Cassidy is an Anangu gentlemen who, in the shadow of Uluru, shared stories and legends of his Aboriginal culture. With the help of his translator, John, we learned the true resourcefulness of the Aborigines. Using leaves from the native acacia tree, Cassidy demonstrated a glue-making process. He also gave us the opportunity to try our hand with native hunting spears. And finally, dot painting. Cassidy and John shared with us the important role dot painting has played in the culture and provided us guidance with our personal creations. We were truly fortunate to have had the opportunity to spend time with these two gentlemen.
Terry and Jacque on the banana farm. Could you think of a better way to start your day…lamingtons, tea, coffee, and on the farm!?!? We were greeted by a barefooted Terry, with iPhone in hand, who quickly whisked us off on the banana cart. As we toured the 600 acre farm, Terry shared stories, facts and jokes. His sense of humor reminded me of my late grandfather. As I reflected back on our time at the farm, I once again felt like I had been visiting a relative. I will say one thing Terry…you still owe me a banana! :o)
Dunken with Reef HQ and Orpheus Island. During our time at the aquarium and on the island, Dunken wore many hats: scientist, instructor, tour guide, tech support, concierge, alarm clock, and cheerleader with the consistent phrase, “Okay beautiful people.” Whatever you needed, Dunken was there! He made sure everyone was safe and enjoying their time learning about The Great Barrier Reef and the ocean in general. I believe that Dunken and his staff had a huge impact on the students which will lead them to make changes in their daily lives.

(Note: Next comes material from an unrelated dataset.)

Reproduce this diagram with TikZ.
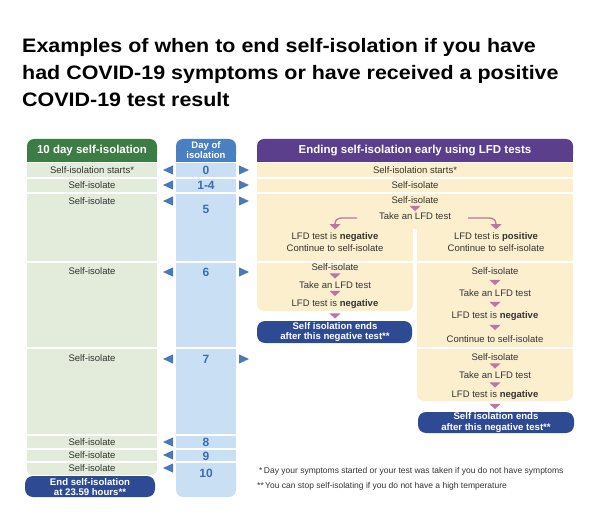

And last, but DEFINITELY not least, Amanda - our tour manager extraordinaire! I have never seen someone remain so calm and collected under such pressure. (She would make a great teacher!) When some students were feeling car sick, she sought out some ginger. When we couldn’t make it to the bush camp due to rain, she wrangled up a 4 Wheel Drive coach. And when an item was lost, she sent out the search party. Amanda made our trip amazing with all of her hard work and information…it wouldn’t have been the same without her.
Finally, I want to thank all of the amazing folks at Discovery Student Adventures and Discovery Education for giving my students and I the opportunity to take part in this amazing trip. We have come home from Australia with friends and memories that will last a lifetime.